↓
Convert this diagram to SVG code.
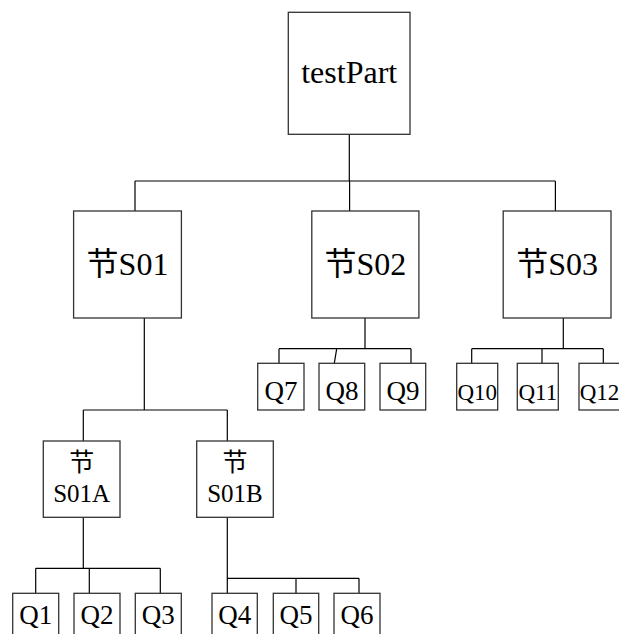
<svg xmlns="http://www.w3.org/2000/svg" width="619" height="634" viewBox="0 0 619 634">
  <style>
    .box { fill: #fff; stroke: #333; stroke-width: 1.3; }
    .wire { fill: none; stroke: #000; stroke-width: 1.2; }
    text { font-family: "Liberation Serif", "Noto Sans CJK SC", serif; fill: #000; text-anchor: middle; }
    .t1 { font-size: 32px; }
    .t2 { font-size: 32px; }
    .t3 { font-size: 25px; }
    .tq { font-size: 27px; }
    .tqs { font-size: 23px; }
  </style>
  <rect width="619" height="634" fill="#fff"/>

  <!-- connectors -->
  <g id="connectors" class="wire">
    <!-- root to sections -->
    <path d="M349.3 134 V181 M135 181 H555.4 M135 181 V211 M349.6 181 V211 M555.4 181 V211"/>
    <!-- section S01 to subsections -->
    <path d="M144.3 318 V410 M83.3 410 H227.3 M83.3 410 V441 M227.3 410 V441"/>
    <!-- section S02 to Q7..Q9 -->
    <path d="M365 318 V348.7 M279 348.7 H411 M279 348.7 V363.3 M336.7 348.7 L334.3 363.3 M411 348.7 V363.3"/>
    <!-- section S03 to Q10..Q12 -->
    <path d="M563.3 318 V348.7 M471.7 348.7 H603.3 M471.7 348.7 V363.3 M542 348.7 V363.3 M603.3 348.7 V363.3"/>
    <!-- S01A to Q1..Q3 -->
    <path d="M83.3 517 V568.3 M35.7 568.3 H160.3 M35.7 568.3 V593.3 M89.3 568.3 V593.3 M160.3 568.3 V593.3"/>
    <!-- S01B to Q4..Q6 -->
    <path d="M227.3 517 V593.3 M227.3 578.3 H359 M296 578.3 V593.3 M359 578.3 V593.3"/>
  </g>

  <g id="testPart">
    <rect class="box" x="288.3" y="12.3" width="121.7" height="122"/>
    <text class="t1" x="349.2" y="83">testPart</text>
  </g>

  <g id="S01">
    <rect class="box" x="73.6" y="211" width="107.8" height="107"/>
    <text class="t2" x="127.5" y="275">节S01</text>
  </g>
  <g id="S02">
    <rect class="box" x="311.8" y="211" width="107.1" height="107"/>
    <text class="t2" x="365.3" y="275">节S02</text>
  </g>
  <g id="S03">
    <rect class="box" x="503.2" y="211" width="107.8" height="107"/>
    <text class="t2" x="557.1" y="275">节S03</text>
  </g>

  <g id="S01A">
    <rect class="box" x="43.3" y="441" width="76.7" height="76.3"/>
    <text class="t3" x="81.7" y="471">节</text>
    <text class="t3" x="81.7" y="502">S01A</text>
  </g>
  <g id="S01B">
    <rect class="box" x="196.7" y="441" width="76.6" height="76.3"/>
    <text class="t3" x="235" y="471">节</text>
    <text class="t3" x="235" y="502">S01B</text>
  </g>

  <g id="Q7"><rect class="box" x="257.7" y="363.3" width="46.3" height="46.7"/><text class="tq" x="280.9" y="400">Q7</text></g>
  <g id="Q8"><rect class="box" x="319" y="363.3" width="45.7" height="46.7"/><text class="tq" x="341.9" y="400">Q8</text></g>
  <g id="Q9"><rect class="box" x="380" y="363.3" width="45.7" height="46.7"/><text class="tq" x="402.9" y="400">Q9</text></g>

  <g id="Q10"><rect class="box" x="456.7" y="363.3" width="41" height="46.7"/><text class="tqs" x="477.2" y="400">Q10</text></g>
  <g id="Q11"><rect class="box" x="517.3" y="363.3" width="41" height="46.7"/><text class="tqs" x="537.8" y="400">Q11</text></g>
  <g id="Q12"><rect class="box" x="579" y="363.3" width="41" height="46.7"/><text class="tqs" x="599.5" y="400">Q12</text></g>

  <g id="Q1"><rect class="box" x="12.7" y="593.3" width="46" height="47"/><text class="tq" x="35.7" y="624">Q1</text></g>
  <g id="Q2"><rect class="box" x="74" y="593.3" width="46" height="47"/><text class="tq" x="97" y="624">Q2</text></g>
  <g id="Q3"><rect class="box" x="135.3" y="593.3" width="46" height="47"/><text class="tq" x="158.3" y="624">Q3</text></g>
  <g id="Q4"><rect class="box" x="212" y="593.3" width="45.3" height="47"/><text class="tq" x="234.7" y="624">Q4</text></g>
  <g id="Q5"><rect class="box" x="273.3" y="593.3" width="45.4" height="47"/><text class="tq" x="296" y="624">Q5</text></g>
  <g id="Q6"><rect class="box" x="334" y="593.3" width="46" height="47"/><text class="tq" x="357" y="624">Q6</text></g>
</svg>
↑
- Problem details: Write out the whole listing again, exactly, with no pictures.

- Answer to this exercise:
Convert this diagram to SVG code.
<svg xmlns="http://www.w3.org/2000/svg" width="619" height="634" viewBox="0 0 619 634">
  <style>
    .box { fill: #fff; stroke: #333; stroke-width: 1.3; }
    .wire { fill: none; stroke: #000; stroke-width: 1.2; }
    text { font-family: "Liberation Serif", "Noto Sans CJK SC", serif; fill: #000; text-anchor: middle; }
    .t1 { font-size: 32px; }
    .t2 { font-size: 32px; }
    .t3 { font-size: 25px; }
    .tq { font-size: 27px; }
    .tqs { font-size: 23px; }
  </style>
  <rect width="619" height="634" fill="#fff"/>

  <!-- connectors -->
  <g id="connectors" class="wire">
    <!-- root to sections -->
    <path d="M349.3 134 V181 M135 181 H555.4 M135 181 V211 M349.6 181 V211 M555.4 181 V211"/>
    <!-- section S01 to subsections -->
    <path d="M144.3 318 V410 M83.3 410 H227.3 M83.3 410 V441 M227.3 410 V441"/>
    <!-- section S02 to Q7..Q9 -->
    <path d="M365 318 V348.7 M279 348.7 H411 M279 348.7 V363.3 M336.7 348.7 L334.3 363.3 M411 348.7 V363.3"/>
    <!-- section S03 to Q10..Q12 -->
    <path d="M563.3 318 V348.7 M471.7 348.7 H603.3 M471.7 348.7 V363.3 M542 348.7 V363.3 M603.3 348.7 V363.3"/>
    <!-- S01A to Q1..Q3 -->
    <path d="M83.3 517 V568.3 M35.7 568.3 H160.3 M35.7 568.3 V593.3 M89.3 568.3 V593.3 M160.3 568.3 V593.3"/>
    <!-- S01B to Q4..Q6 -->
    <path d="M227.3 517 V593.3 M227.3 578.3 H359 M296 578.3 V593.3 M359 578.3 V593.3"/>
  </g>

  <g id="testPart">
    <rect class="box" x="288.3" y="12.3" width="121.7" height="122"/>
    <text class="t1" x="349.2" y="83">testPart</text>
  </g>

  <g id="S01">
    <rect class="box" x="73.6" y="211" width="107.8" height="107"/>
    <text class="t2" x="127.5" y="275">节S01</text>
  </g>
  <g id="S02">
    <rect class="box" x="311.8" y="211" width="107.1" height="107"/>
    <text class="t2" x="365.3" y="275">节S02</text>
  </g>
  <g id="S03">
    <rect class="box" x="503.2" y="211" width="107.8" height="107"/>
    <text class="t2" x="557.1" y="275">节S03</text>
  </g>

  <g id="S01A">
    <rect class="box" x="43.3" y="441" width="76.7" height="76.3"/>
    <text class="t3" x="81.7" y="471">节</text>
    <text class="t3" x="81.7" y="502">S01A</text>
  </g>
  <g id="S01B">
    <rect class="box" x="196.7" y="441" width="76.6" height="76.3"/>
    <text class="t3" x="235" y="471">节</text>
    <text class="t3" x="235" y="502">S01B</text>
  </g>

  <g id="Q7"><rect class="box" x="257.7" y="363.3" width="46.3" height="46.7"/><text class="tq" x="280.9" y="400">Q7</text></g>
  <g id="Q8"><rect class="box" x="319" y="363.3" width="45.7" height="46.7"/><text class="tq" x="341.9" y="400">Q8</text></g>
  <g id="Q9"><rect class="box" x="380" y="363.3" width="45.7" height="46.7"/><text class="tq" x="402.9" y="400">Q9</text></g>

  <g id="Q10"><rect class="box" x="456.7" y="363.3" width="41" height="46.7"/><text class="tqs" x="477.2" y="400">Q10</text></g>
  <g id="Q11"><rect class="box" x="517.3" y="363.3" width="41" height="46.7"/><text class="tqs" x="537.8" y="400">Q11</text></g>
  <g id="Q12"><rect class="box" x="579" y="363.3" width="41" height="46.7"/><text class="tqs" x="599.5" y="400">Q12</text></g>

  <g id="Q1"><rect class="box" x="12.7" y="593.3" width="46" height="47"/><text class="tq" x="35.7" y="624">Q1</text></g>
  <g id="Q2"><rect class="box" x="74" y="593.3" width="46" height="47"/><text class="tq" x="97" y="624">Q2</text></g>
  <g id="Q3"><rect class="box" x="135.3" y="593.3" width="46" height="47"/><text class="tq" x="158.3" y="624">Q3</text></g>
  <g id="Q4"><rect class="box" x="212" y="593.3" width="45.3" height="47"/><text class="tq" x="234.7" y="624">Q4</text></g>
  <g id="Q5"><rect class="box" x="273.3" y="593.3" width="45.4" height="47"/><text class="tq" x="296" y="624">Q5</text></g>
  <g id="Q6"><rect class="box" x="334" y="593.3" width="46" height="47"/><text class="tq" x="357" y="624">Q6</text></g>
</svg>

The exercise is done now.